Эти бабули-дедули умудряются импровизировать в процессе. То есть вдруг разойтись на голоса незапланированно, и эти интервалы чисто звучат! Мы способны прослушать такую запись, запомнить, где они в течение пяти куплетов несколько раз сымпровизировали, можем эти варианты выучить и потом воспроизвести. Но это же не импровизация!
Я участница ансамбля «Ильинская пятница». А Ильинская пятница — это праздник, последняя пятница перед днем Ильи-пророка. Считалось, что в праздник грех работать — люди должны отдыхать, в церковь идти. Ильинская пятница — тоже праздник, и в этот день запрещалось работать с сеном. Но все же нашелся мужик, который на все это дело махнул рукой, сказал: «Глупости какие! Погода хорошая — поеду-ка я полный сарай сена себе навезу!». Навез полный сарай сена, а ночью молния в сарай ударила, и все сено сгорело. Хотите верьте, хотите нет... Я тоже не буду с фанатичным огнем в глазах утверждать, что Илья-пророк наслал на грешника молнию.
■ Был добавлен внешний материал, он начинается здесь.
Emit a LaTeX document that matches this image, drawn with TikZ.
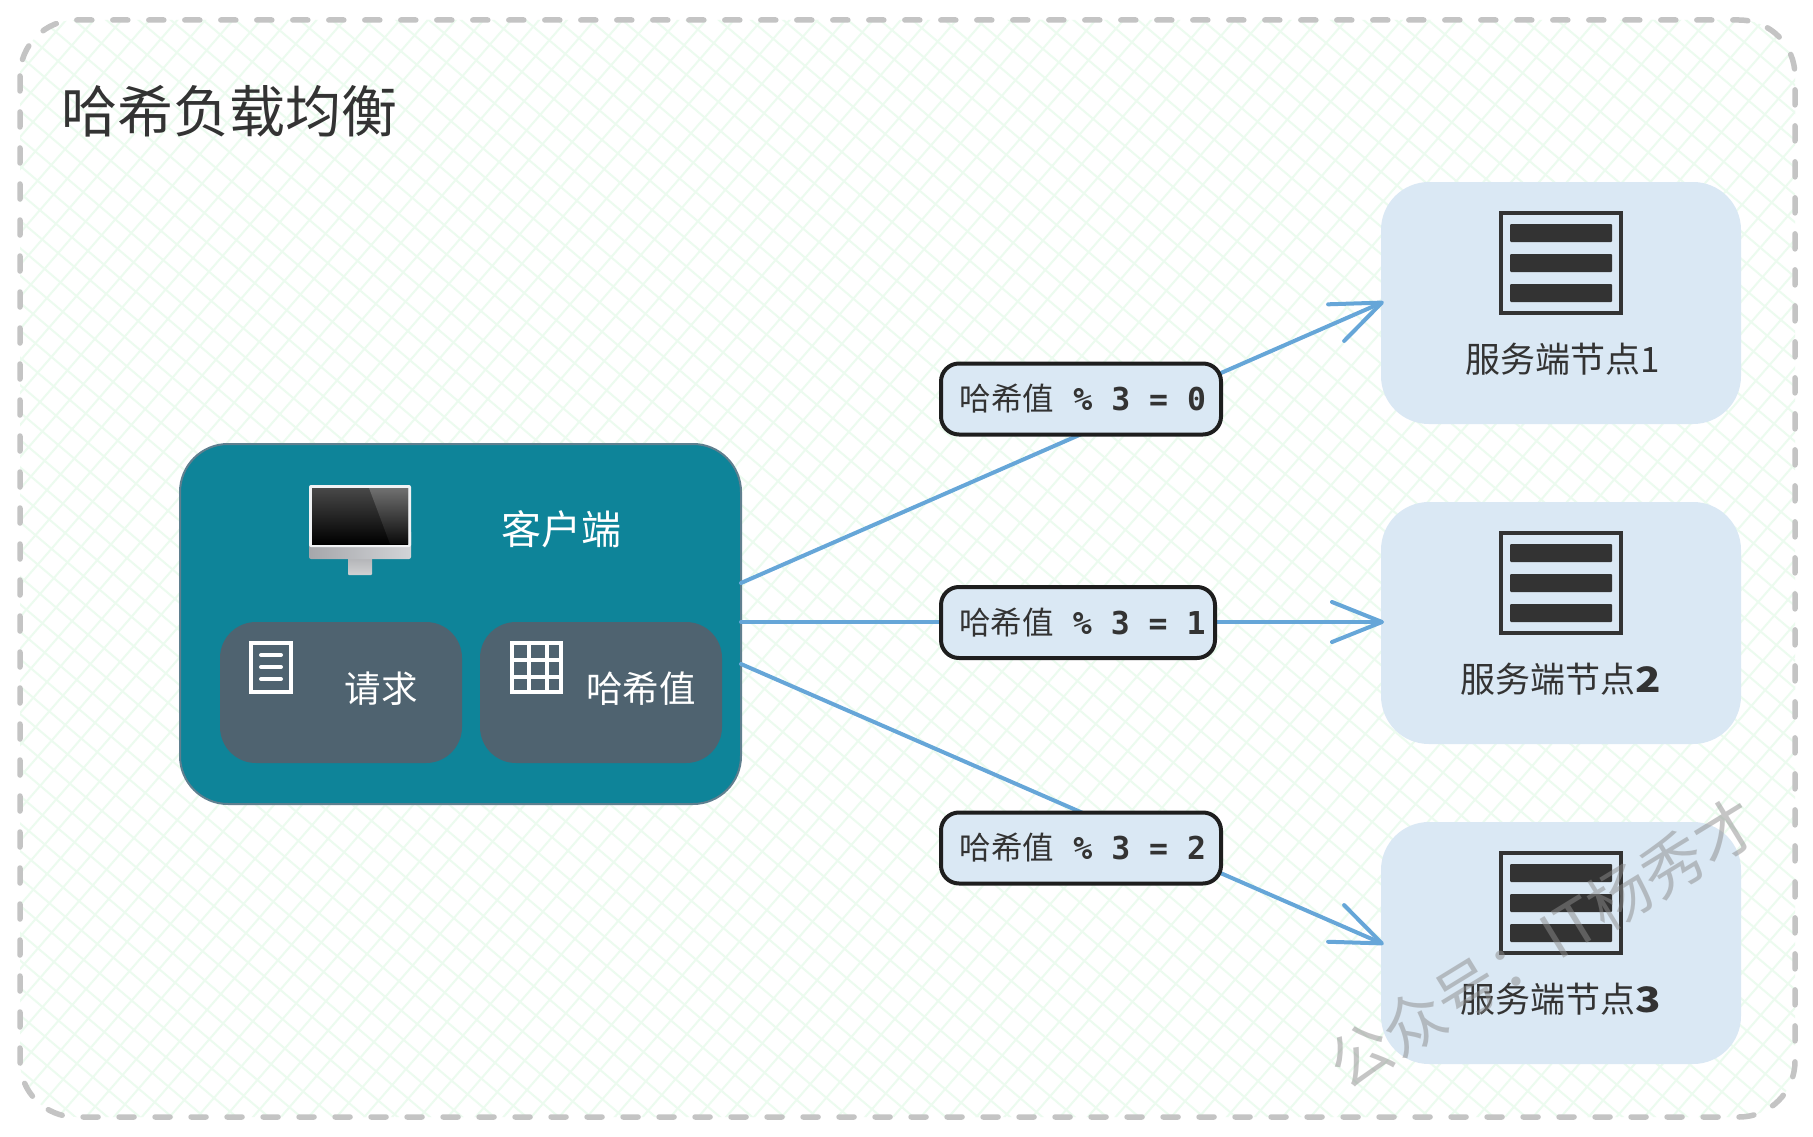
\documentclass[tikz,border=0pt]{standalone}
\usepackage{fontspec}
\usetikzlibrary{arrows.meta}
\setmainfont{Noto Sans CJK SC}
\newfontfamily\monof{DejaVu Sans Mono Bold}
\definecolor{ink}{HTML}{333333}
\definecolor{edgeink}{HTML}{1E1E1E}
\definecolor{dashgrey}{HTML}{C4C4C4}
\definecolor{hatch}{HTML}{ECFBEF}
\definecolor{teal}{HTML}{0E8499}
\definecolor{tealedge}{HTML}{5F7F8F}
\definecolor{slate}{HTML}{4F6370}
\definecolor{pale}{HTML}{DAE8F4}
\definecolor{wire}{HTML}{66A6D8}
\definecolor{frameW}{HTML}{F0F2F4}
\definecolor{chinL}{HTML}{A6A7AB}
\definecolor{chinR}{HTML}{D2D4D7}
\definecolor{standT}{HTML}{AEAFB2}
\definecolor{standB}{HTML}{D0D1D3}
\definecolor{scrT}{HTML}{484848}
\definecolor{glareT}{HTML}{707070}
\definecolor{glareB}{HTML}{0A0A0A}
\tikzset{
  x=1pt,y=-1pt,
  clientbox/.style={draw=tealedge,line width=2pt,fill=teal,rounded corners=48pt,minimum width=561pt,minimum height=360pt,outer sep=0pt,inner sep=0pt},
  innerbox/.style={fill=slate,rounded corners=36pt,minimum width=242pt,minimum height=141pt,outer sep=0pt,inner sep=0pt},
  serverbox/.style={fill=pale,rounded corners=48pt,minimum width=360pt,minimum height=242pt,outer sep=0pt,inner sep=0pt},
  whitelabel/.style={text=white,font=\fontsize{36.5}{40}\selectfont,inner sep=0pt},
  serverlabel/.style={text=ink,font=\fontsize{35}{40}\selectfont,inner sep=0pt},
  wirelabel/.style={draw=edgeink,line width=4pt,fill=pale,rounded corners=18pt,minimum height=71pt,outer sep=0pt,inner sep=0pt,text=ink},
  wireline/.style={draw=wire,line width=4pt,line cap=round,line join=round,shorten >=-3pt,-{Straight Barb[length=50pt,width=40pt,line width=4pt,round]}},
  iconline/.style={draw=white,line width=4pt,line join=miter},
}
\newcommand{\srvicon}[2]{%
  \draw[ink,line width=4.5pt] (#1-60,#2-50) rectangle (#1+60,#2+50);
  \fill[ink,rounded corners=1pt] (#1-51,#2-39) rectangle (#1+51,#2-21);
  \fill[ink,rounded corners=1pt] (#1-51,#2-9) rectangle (#1+51,#2+9);
  \fill[ink,rounded corners=1pt] (#1-51,#2+21) rectangle (#1+51,#2+39);
}
\newcommand{\lbl}[2]{\hspace*{#2}\raisebox{2pt}{{\fontsize{31.5}{36}\selectfont 哈希值}{\monof\fontsize{31.5}{36}\selectfont\ \%\ 3\ =\ #1}}}
\newcommand{\wdigit}[1]{\scalebox{1.2}[1]{\textbf{#1}}}
\begin{document}
\begin{tikzpicture}
\useasboundingbox (0,0) rectangle (1813,1137);
\fill[white] (0,0) rectangle (1813,1137);
% hatched field
\begin{scope}
  \clip[rounded corners=56pt] (20,20) rectangle (1795,1117);
  \foreach \c in {0,32,...,3232}
    \draw[hatch,line width=2pt] (0,\c) -- (1813,\c-2085);
  \foreach \c in {-1550,-1522.6,...,1137}
    \draw[hatch,line width=2pt] (0,\c) -- (1813,\c+1541);
\end{scope}
\draw[dashgrey,line width=5.5pt,line cap=round,dash pattern=on 15pt off 21pt,rounded corners=56pt] (20,20) rectangle (1795,1117);
\node[text=ink,font=\fontsize{56}{60}\selectfont,inner sep=0pt] (title) at (229,111) {哈希负载均衡};
% client
\node[clientbox] (client) at (460.5,624) {};
\node[innerbox] (req) at (341,692.5) {};
\node[innerbox] (hash) at (601,692.5) {};
\node[whitelabel,font=\fontsize{40}{44}\selectfont] (clientlabel) at (561,529) {客户端};
\node[whitelabel] (reqlabel) at (381,689) {请求};
\node[whitelabel] (hashlabel) at (641,689) {哈希值};
% monitor
\shade[top color=standT,bottom color=standB,rounded corners=1pt] (348,555) rectangle (372,575);
\shade[left color=chinL,right color=chinR,rounded corners=2pt] (309,530) rectangle (411,559);
\fill[frameW,rounded corners=2pt] (309,485) rectangle (411,547);
\shade[top color=scrT,bottom color=black] (312,488) rectangle (408,544);
\shade[top color=glareT,bottom color=glareB] (369,488) -- (408,488) -- (408,544) -- (390,544) -- cycle;
% doc icon
\draw[iconline] (251,643) rectangle (291,692);
\draw[iconline,line cap=round] (261,655) -- (281,655) (261,667) -- (281,667) (261,679) -- (281,679);
% table icon
\draw[iconline] (511.5,643) rectangle (561,692);
\draw[iconline] (529,643) -- (529,692) (547,643) -- (547,692) (511.5,660) -- (561,660) (511.5,677) -- (561,677);
% servers
\node[serverbox] (s1) at (1561,303) {};
\node[serverbox] (s2) at (1561,623) {};
\node[serverbox] (s3) at (1561,943) {};
\srvicon{1561}{263}
\srvicon{1561}{583}
\srvicon{1561}{903}
\node[serverlabel] (s1label) at (1563,359) {服务端节点1};
\node[serverlabel] (s2label) at (1561,679) {服务端节点\wdigit{2}};
\node[serverlabel] (s3label) at (1561,999) {服务端节点\wdigit{3}};
% connectors
\draw[wireline] ([yshift=41pt]client.east) -- (s1.west);
\draw[wireline] ([yshift=2pt]client.east) -- ([yshift=1pt]s2.west);
\draw[wireline] ([yshift=-40pt]client.east) -- (s3.west);
\node[wirelabel,minimum width=280pt] (h0) at (1081,399) {\lbl{0}{4pt}};
\node[wirelabel,minimum width=274pt] (h1) at (1078,622.5) {\lbl{1}{9pt}};
\node[wirelabel,minimum width=280pt] (h2) at (1081,848) {\lbl{2}{4pt}};
% watermark
\node[rotate=31.5,text=black!45,opacity=.5,font=\fontsize{62}{66}\selectfont,inner sep=0pt] (wm) at (1543,943) {公众号：IT杨秀才};
\end{tikzpicture}
\end{document}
Но ведь что-то в этом есть!
Традиции нарушать нельзя — не зря так устоялось испокон веков.
И вот Сергей Александрович, которому рассказали эту историю с сеном, решил назвать ансамбль «Ильинская пятница».
— Что стало обещанием ансамбля не нарушать традиций — иначе все сгорит.
Наташа окончила наш Институт транспорта и связи, работает тестировщиком программного обеспечения и дело свое любит не меньше хобби, которое не бросит. «Все равно я там, все равно я никуда не денусь», — говорит. И занимается в «Ильинской пятнице» пусть не семь раз в неделю — зато уже 17 лет!